══ Dataset excerpt
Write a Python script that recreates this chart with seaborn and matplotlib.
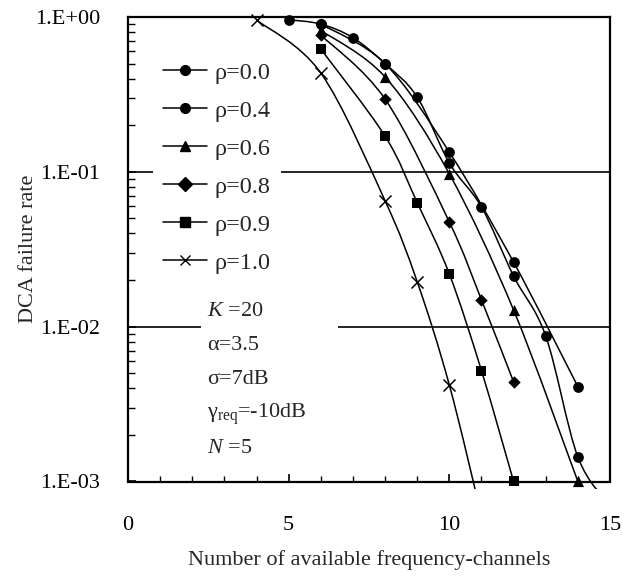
import numpy as np
import matplotlib
matplotlib.use('Agg')
import matplotlib.pyplot as plt
import seaborn as sns
from matplotlib.path import Path
from matplotlib.patches import PathPatch, Rectangle
from matplotlib.lines import Line2D

# values
x_r00 = [5, 6, 7, 8, 9, 10, 11, 12, 13, 14, 15]
y_r00 = [0.96, 0.90, 0.735, 0.50, 0.304, 0.114, 0.0593, 0.0212, 0.0087, 0.00144, 0.0007]
x_r04 = [6, 8, 10, 12, 14]
y_r04 = [0.90, 0.50, 0.134, 0.0261, 0.0041]
x_r06 = [6, 8, 10, 12, 14]
y_r06 = [0.82, 0.41, 0.097, 0.0128, 0.001]
x_r08 = [6, 8, 10, 11, 12]
y_r08 = [0.765, 0.295, 0.0474, 0.0149, 0.0044]
x_r09 = [6, 8, 9, 10, 11, 12]
y_r09 = [0.621, 0.170, 0.0632, 0.0219, 0.0052, 0.001]
x_r10 = [4, 6, 8, 9, 10, 11]
y_r10 = [0.956, 0.435, 0.065, 0.0195, 0.0042, 0.0006]

labels = ['ρ=0.0', 'ρ=0.4', 'ρ=0.6', 'ρ=0.8', 'ρ=0.9', 'ρ=1.0']
markers = ['o', 'o', '^', 'D', 's', 'x']
msizes = [60, 60, 65, 40, 50, 75]
series = [(x_r00, y_r00), (x_r04, y_r04), (x_r06, y_r06),
          (x_r08, y_r08), (x_r09, y_r09), (x_r10, y_r10)]

params = [r'$K$ =20', 'α=3.5', 'σ=7dB', r'$\mathrm{γ}_\mathrm{req}$=-10dB', r'$N$ =5']

sns.set_theme(style='white')
plt.rcParams['font.family'] = ['Liberation Serif', 'DejaVu Serif']
plt.rcParams['mathtext.fontset'] = 'custom'
plt.rcParams['mathtext.rm'] = 'Liberation Serif'
plt.rcParams['mathtext.it'] = 'Liberation Serif:italic'


def smooth_path(xs, ys):
    # Excel style smoothed line: cubic bezier through the points (log y space)
    p = np.column_stack([np.array(xs, float), np.log10(ys)])
    pts = np.vstack([p[0], p, p[-1]])
    verts = [p[0]]
    codes = [Path.MOVETO]
    for i in range(1, len(pts) - 2):
        c1 = pts[i] + (pts[i + 1] - pts[i - 1]) / 6
        c2 = pts[i + 1] - (pts[i + 2] - pts[i]) / 6
        verts += [c1, c2, pts[i + 1]]
        codes += [Path.CURVE4] * 3
    verts = np.array(verts)
    verts[:, 1] = 10 ** verts[:, 1]
    return Path(verts, codes)


fig = plt.figure(figsize=(6.36, 5.77), dpi=100)
ax = fig.add_axes([128 / 636, 95.5 / 577, 482 / 636, 464.5 / 577])
ax.set_yscale('log')
ax.set_xlim(0, 15)
ax.set_ylim(1e-3, 1)

# grid lines at 1E-01 and 1E-02
for g in [1e-1, 1e-2]:
    ax.axhline(g, color='black', lw=1.2, zorder=1)

clip = Rectangle((0, -0.016), 1, 1.03, transform=ax.transAxes, visible=False)
ax.add_patch(clip)

for (xs, ys), m, s in zip(series, markers, msizes):
    patch = PathPatch(smooth_path(xs, ys), facecolor='none', edgecolor='black',
                      lw=1.1, zorder=2, transform=ax.transData)
    ax.add_patch(patch)
    patch.set_clip_path(clip)
    xv = [a for a, b in zip(xs, ys) if b >= 1e-3]
    yv = [b for b in ys if b >= 1e-3]
    if m == 'x':
        sns.scatterplot(x=xv, y=yv, marker=m, s=s, color='black', linewidth=1.1,
                        ax=ax, zorder=3, clip_on=False)
    else:
        sns.scatterplot(x=xv, y=yv, marker=m, s=s, color='black', edgecolor='black',
                        linewidth=0, ax=ax, zorder=3, clip_on=False)

ax.set_xticks([0, 5, 10, 15])
ax.set_xticks(range(0, 16), minor=True)
ax.set_yticks([1e-3, 1e-2, 1e-1, 1])
ax.set_yticklabels(['1.E-03', '1.E-02', '1.E-01', '1.E+00'])
ax.tick_params(axis='both', which='both', direction='in', labelsize=16, colors='black')
ax.tick_params(axis='x', which='major', length=6, width=1.2, pad=25)
ax.tick_params(axis='x', which='minor', length=4, width=1.0)
ax.tick_params(axis='y', which='major', length=6, width=1.2, pad=20)
ax.tick_params(axis='y', which='minor', length=5, width=1.0)
ax.yaxis.set_minor_formatter(matplotlib.ticker.NullFormatter())
ax.xaxis.set_ticks_position('bottom')
ax.yaxis.set_ticks_position('left')
for sp in ax.spines.values():
    sp.set_color('black')
    sp.set_linewidth(1.6)

ax.set_xlabel('Number of available frequency-channels', fontsize=16, labelpad=11)
ax.set_ylabel('DCA failure rate', fontsize=16, labelpad=-2)

handles = [Line2D([], [], color='black', lw=1.1, marker=m,
                  markersize=7 if m != 'x' else 7.5, markeredgewidth=1.0)
           for m in markers]
leg = ax.legend(handles, labels, loc='upper left', bbox_to_anchor=(0.052, 0.925),
                borderaxespad=0, frameon=True, fontsize=17.5, handlelength=1.8,
                handletextpad=0.34, labelspacing=0.66, borderpad=0.4)
leg.get_frame().set_facecolor('white')
leg.get_frame().set_edgecolor('none')
leg.get_frame().set_alpha(1)
leg.set_zorder(5)

ax.add_patch(Rectangle((0.151, 0.035), 0.285, 0.375, transform=ax.transAxes,
                       facecolor='white', edgecolor='none', zorder=4))
for i, t in enumerate(params):
    ax.text(0.164, 0.357 - i * 0.0737, t, transform=ax.transAxes, fontsize=16,
            va='baseline', ha='left', zorder=6)

fig.savefig('out.png', dpi=100)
════
§ **Stated exercise**
Give the data above again in full and unchanged, skipping the pictures.

§ **Result**
Write a Python script that recreates this chart with seaborn and matplotlib.
import numpy as np
import matplotlib
matplotlib.use('Agg')
import matplotlib.pyplot as plt
import seaborn as sns
from matplotlib.path import Path
from matplotlib.patches import PathPatch, Rectangle
from matplotlib.lines import Line2D

# values
x_r00 = [5, 6, 7, 8, 9, 10, 11, 12, 13, 14, 15]
y_r00 = [0.96, 0.90, 0.735, 0.50, 0.304, 0.114, 0.0593, 0.0212, 0.0087, 0.00144, 0.0007]
x_r04 = [6, 8, 10, 12, 14]
y_r04 = [0.90, 0.50, 0.134, 0.0261, 0.0041]
x_r06 = [6, 8, 10, 12, 14]
y_r06 = [0.82, 0.41, 0.097, 0.0128, 0.001]
x_r08 = [6, 8, 10, 11, 12]
y_r08 = [0.765, 0.295, 0.0474, 0.0149, 0.0044]
x_r09 = [6, 8, 9, 10, 11, 12]
y_r09 = [0.621, 0.170, 0.0632, 0.0219, 0.0052, 0.001]
x_r10 = [4, 6, 8, 9, 10, 11]
y_r10 = [0.956, 0.435, 0.065, 0.0195, 0.0042, 0.0006]

labels = ['ρ=0.0', 'ρ=0.4', 'ρ=0.6', 'ρ=0.8', 'ρ=0.9', 'ρ=1.0']
markers = ['o', 'o', '^', 'D', 's', 'x']
msizes = [60, 60, 65, 40, 50, 75]
series = [(x_r00, y_r00), (x_r04, y_r04), (x_r06, y_r06),
          (x_r08, y_r08), (x_r09, y_r09), (x_r10, y_r10)]

params = [r'$K$ =20', 'α=3.5', 'σ=7dB', r'$\mathrm{γ}_\mathrm{req}$=-10dB', r'$N$ =5']

sns.set_theme(style='white')
plt.rcParams['font.family'] = ['Liberation Serif', 'DejaVu Serif']
plt.rcParams['mathtext.fontset'] = 'custom'
plt.rcParams['mathtext.rm'] = 'Liberation Serif'
plt.rcParams['mathtext.it'] = 'Liberation Serif:italic'


def smooth_path(xs, ys):
    # Excel style smoothed line: cubic bezier through the points (log y space)
    p = np.column_stack([np.array(xs, float), np.log10(ys)])
    pts = np.vstack([p[0], p, p[-1]])
    verts = [p[0]]
    codes = [Path.MOVETO]
    for i in range(1, len(pts) - 2):
        c1 = pts[i] + (pts[i + 1] - pts[i - 1]) / 6
        c2 = pts[i + 1] - (pts[i + 2] - pts[i]) / 6
        verts += [c1, c2, pts[i + 1]]
        codes += [Path.CURVE4] * 3
    verts = np.array(verts)
    verts[:, 1] = 10 ** verts[:, 1]
    return Path(verts, codes)


fig = plt.figure(figsize=(6.36, 5.77), dpi=100)
ax = fig.add_axes([128 / 636, 95.5 / 577, 482 / 636, 464.5 / 577])
ax.set_yscale('log')
ax.set_xlim(0, 15)
ax.set_ylim(1e-3, 1)

# grid lines at 1E-01 and 1E-02
for g in [1e-1, 1e-2]:
    ax.axhline(g, color='black', lw=1.2, zorder=1)

clip = Rectangle((0, -0.016), 1, 1.03, transform=ax.transAxes, visible=False)
ax.add_patch(clip)

for (xs, ys), m, s in zip(series, markers, msizes):
    patch = PathPatch(smooth_path(xs, ys), facecolor='none', edgecolor='black',
                      lw=1.1, zorder=2, transform=ax.transData)
    ax.add_patch(patch)
    patch.set_clip_path(clip)
    xv = [a for a, b in zip(xs, ys) if b >= 1e-3]
    yv = [b for b in ys if b >= 1e-3]
    if m == 'x':
        sns.scatterplot(x=xv, y=yv, marker=m, s=s, color='black', linewidth=1.1,
                        ax=ax, zorder=3, clip_on=False)
    else:
        sns.scatterplot(x=xv, y=yv, marker=m, s=s, color='black', edgecolor='black',
                        linewidth=0, ax=ax, zorder=3, clip_on=False)

ax.set_xticks([0, 5, 10, 15])
ax.set_xticks(range(0, 16), minor=True)
ax.set_yticks([1e-3, 1e-2, 1e-1, 1])
ax.set_yticklabels(['1.E-03', '1.E-02', '1.E-01', '1.E+00'])
ax.tick_params(axis='both', which='both', direction='in', labelsize=16, colors='black')
ax.tick_params(axis='x', which='major', length=6, width=1.2, pad=25)
ax.tick_params(axis='x', which='minor', length=4, width=1.0)
ax.tick_params(axis='y', which='major', length=6, width=1.2, pad=20)
ax.tick_params(axis='y', which='minor', length=5, width=1.0)
ax.yaxis.set_minor_formatter(matplotlib.ticker.NullFormatter())
ax.xaxis.set_ticks_position('bottom')
ax.yaxis.set_ticks_position('left')
for sp in ax.spines.values():
    sp.set_color('black')
    sp.set_linewidth(1.6)

ax.set_xlabel('Number of available frequency-channels', fontsize=16, labelpad=11)
ax.set_ylabel('DCA failure rate', fontsize=16, labelpad=-2)

handles = [Line2D([], [], color='black', lw=1.1, marker=m,
                  markersize=7 if m != 'x' else 7.5, markeredgewidth=1.0)
           for m in markers]
leg = ax.legend(handles, labels, loc='upper left', bbox_to_anchor=(0.052, 0.925),
                borderaxespad=0, frameon=True, fontsize=17.5, handlelength=1.8,
                handletextpad=0.34, labelspacing=0.66, borderpad=0.4)
leg.get_frame().set_facecolor('white')
leg.get_frame().set_edgecolor('none')
leg.get_frame().set_alpha(1)
leg.set_zorder(5)

ax.add_patch(Rectangle((0.151, 0.035), 0.285, 0.375, transform=ax.transAxes,
                       facecolor='white', edgecolor='none', zorder=4))
for i, t in enumerate(params):
    ax.text(0.164, 0.357 - i * 0.0737, t, transform=ax.transAxes, fontsize=16,
            va='baseline', ha='left', zorder=6)

fig.savefig('out.png', dpi=100)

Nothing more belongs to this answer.